2003 Individual Investigator Award Recipient — Ronny I. Drapkin, MD, PhD
Dr. Drapkin is focused on developing methods for early screening and detection of ovarian cancer using biomarkers in blood serum. Serum biomarkers are very versatile tools. They can be used to 1) screen and detect early cancer, 2) monitor disease status and response to treatment, and, in some cases, 3) form the basis for novel drug therapies. Dr. Drapkin has found a gene, called HE4, which appears to be a specific marker for ovarian cancer: Its expression is very limited in normal tissues and it does not appear to be abundantly expressed by other types of tumors. HE4 also is secreted by ovarian cancer cells and circulates in the blood. His intention is to characterize the value of HE4 as a serum biomarker, compare it to the utility of CA-125–the only currently available ovarian cancer biomarker–and to determine if HE4 can be detected in the urine. Also, he will determine if HE4 plays any role in the development or progression of ovarian cancer by using cutting edge RNA interference (RNAi) technology. RNAi will allow him to eliminate HE4 to see whether cancer cells without HE4 lose the ability to grow and invade other tissues.
Associate Professor, Obstetrics, Gynecology and Pathology
Director, Ovarian Cancer Research Center
University of Pennsylvania
Director, Gynecologic Research
Basser Research Center for BRCA
Ronny Drapkin, M.D., Ph.D. recently joined the Abramson Cancer Center at the University of Pennsylvania as Associate Professor of Obstetrics, Gynecology and Pathology and Director of Penn Medicine’s Ovarian Cancer Research Center. He also joined the Leadership Team of the Basser Research Center for BRCA as Director of Gynecological Research. He holds the Franklin Payne Chair in Gynecologic Oncology.
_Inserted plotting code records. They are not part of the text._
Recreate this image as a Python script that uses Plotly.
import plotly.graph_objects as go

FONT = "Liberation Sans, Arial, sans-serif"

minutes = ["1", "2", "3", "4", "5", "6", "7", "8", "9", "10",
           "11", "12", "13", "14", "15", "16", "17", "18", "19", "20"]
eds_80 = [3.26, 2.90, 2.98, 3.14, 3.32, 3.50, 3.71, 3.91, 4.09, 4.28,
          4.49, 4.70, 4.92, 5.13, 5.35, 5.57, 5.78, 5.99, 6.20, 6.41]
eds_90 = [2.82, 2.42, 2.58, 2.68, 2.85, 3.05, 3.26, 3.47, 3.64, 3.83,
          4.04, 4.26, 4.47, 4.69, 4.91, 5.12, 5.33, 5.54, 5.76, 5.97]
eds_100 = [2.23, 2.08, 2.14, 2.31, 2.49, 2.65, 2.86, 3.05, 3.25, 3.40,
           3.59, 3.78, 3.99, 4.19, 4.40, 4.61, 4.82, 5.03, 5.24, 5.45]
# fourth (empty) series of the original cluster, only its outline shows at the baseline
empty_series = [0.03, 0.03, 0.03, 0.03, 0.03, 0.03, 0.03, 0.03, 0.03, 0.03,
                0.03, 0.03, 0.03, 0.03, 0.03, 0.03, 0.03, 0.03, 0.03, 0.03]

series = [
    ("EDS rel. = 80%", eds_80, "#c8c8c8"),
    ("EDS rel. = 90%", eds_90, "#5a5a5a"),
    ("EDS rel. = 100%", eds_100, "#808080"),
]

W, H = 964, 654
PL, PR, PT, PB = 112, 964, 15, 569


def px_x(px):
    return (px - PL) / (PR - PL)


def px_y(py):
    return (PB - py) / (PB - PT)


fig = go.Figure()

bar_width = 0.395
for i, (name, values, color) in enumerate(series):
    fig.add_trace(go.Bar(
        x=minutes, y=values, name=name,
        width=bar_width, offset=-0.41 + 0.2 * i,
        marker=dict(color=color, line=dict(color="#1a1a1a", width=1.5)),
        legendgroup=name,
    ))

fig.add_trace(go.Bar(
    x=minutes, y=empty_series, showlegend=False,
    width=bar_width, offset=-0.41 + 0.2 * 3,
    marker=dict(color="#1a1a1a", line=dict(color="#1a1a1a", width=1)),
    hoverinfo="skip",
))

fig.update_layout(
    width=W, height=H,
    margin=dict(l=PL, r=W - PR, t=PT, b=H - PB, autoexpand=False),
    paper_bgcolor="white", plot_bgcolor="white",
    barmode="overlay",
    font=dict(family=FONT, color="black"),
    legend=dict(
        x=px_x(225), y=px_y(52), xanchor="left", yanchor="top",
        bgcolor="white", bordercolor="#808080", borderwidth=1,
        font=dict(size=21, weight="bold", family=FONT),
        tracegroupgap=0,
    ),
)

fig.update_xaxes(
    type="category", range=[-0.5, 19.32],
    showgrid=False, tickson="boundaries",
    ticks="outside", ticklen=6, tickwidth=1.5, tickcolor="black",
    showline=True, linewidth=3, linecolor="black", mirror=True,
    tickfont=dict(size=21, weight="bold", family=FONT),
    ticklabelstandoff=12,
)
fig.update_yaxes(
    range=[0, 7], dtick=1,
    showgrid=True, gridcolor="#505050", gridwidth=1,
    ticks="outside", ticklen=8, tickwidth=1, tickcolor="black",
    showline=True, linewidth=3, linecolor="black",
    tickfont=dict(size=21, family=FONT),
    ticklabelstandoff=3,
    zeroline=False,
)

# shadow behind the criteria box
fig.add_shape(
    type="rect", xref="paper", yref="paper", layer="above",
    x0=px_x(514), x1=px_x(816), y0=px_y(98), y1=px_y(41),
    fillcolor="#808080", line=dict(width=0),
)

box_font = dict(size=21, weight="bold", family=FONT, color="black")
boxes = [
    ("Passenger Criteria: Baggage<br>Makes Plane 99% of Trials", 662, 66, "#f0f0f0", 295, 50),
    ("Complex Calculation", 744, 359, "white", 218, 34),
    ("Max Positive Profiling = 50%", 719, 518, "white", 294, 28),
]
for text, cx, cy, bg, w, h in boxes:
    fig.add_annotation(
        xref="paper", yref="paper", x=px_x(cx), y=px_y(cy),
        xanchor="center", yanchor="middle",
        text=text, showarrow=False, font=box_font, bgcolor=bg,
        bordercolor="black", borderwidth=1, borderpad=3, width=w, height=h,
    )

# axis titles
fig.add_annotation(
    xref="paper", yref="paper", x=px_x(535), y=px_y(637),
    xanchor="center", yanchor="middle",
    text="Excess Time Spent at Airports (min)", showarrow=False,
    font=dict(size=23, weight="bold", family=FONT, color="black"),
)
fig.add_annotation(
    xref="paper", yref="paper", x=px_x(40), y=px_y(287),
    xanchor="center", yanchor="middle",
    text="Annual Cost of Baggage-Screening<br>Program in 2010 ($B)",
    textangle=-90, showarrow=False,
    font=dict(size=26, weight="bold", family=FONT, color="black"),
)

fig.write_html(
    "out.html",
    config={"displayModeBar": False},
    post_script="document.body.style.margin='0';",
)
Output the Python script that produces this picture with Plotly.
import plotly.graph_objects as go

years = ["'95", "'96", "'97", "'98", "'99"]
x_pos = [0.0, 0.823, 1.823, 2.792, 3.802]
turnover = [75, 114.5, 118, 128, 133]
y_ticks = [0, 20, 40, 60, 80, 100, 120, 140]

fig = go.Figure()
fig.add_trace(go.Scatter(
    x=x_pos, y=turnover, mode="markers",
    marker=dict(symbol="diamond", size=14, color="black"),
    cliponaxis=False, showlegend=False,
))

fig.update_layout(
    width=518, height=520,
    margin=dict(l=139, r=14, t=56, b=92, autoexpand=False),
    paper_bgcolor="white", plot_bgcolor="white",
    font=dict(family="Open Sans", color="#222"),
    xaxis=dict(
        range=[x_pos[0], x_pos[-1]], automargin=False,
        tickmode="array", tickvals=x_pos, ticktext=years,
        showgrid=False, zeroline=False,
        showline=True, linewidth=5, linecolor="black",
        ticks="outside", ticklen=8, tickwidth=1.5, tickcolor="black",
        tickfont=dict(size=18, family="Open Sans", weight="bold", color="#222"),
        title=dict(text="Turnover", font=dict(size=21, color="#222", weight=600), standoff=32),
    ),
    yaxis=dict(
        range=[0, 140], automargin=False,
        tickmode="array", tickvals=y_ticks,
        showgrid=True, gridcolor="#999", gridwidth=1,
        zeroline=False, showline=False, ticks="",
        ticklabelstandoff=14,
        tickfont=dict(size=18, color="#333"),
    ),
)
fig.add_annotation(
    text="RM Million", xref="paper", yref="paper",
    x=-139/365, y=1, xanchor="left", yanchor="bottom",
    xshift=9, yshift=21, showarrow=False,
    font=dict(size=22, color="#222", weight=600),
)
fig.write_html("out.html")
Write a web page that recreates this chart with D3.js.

Dr. Drapkin has been awarded research grants from the National Institutes of Health, Department of Defense, and numerous foundations. His research activities focus on understanding the pathogenesis of gynecologic malignancies and integrating genomic findings into novel experimental model systems developed in his laboratory. The ultimate goal of his research is to translate important biological principles discovered in the laboratory into clinically useful diagnostic and therapeutic tools.
Dr. Drapkin has authored or co-authored more than 100 peer-reviewed research papers, review articles, and book chapters. He serves on multiple editorial boards, including Gynecologic Oncology and Clinical Cancer Research. He received a B.A. degree with High Honors in Biochemistry from Brandeis University and his M.D. and Ph.D. degrees from the Rutgers-Princeton joint MD-PhD program. After finishing his residency in Anatomic Pathology at the Brigham and Women’s Hospital, Dr. Drapkin completed a postdoctoral research fellowship in cancer biology at the Dana-Farber Cancer Institute. He then joined the faculty of Harvard Medical School and the Dana-Farber Cancer Institute until assuming his current position at UPenn.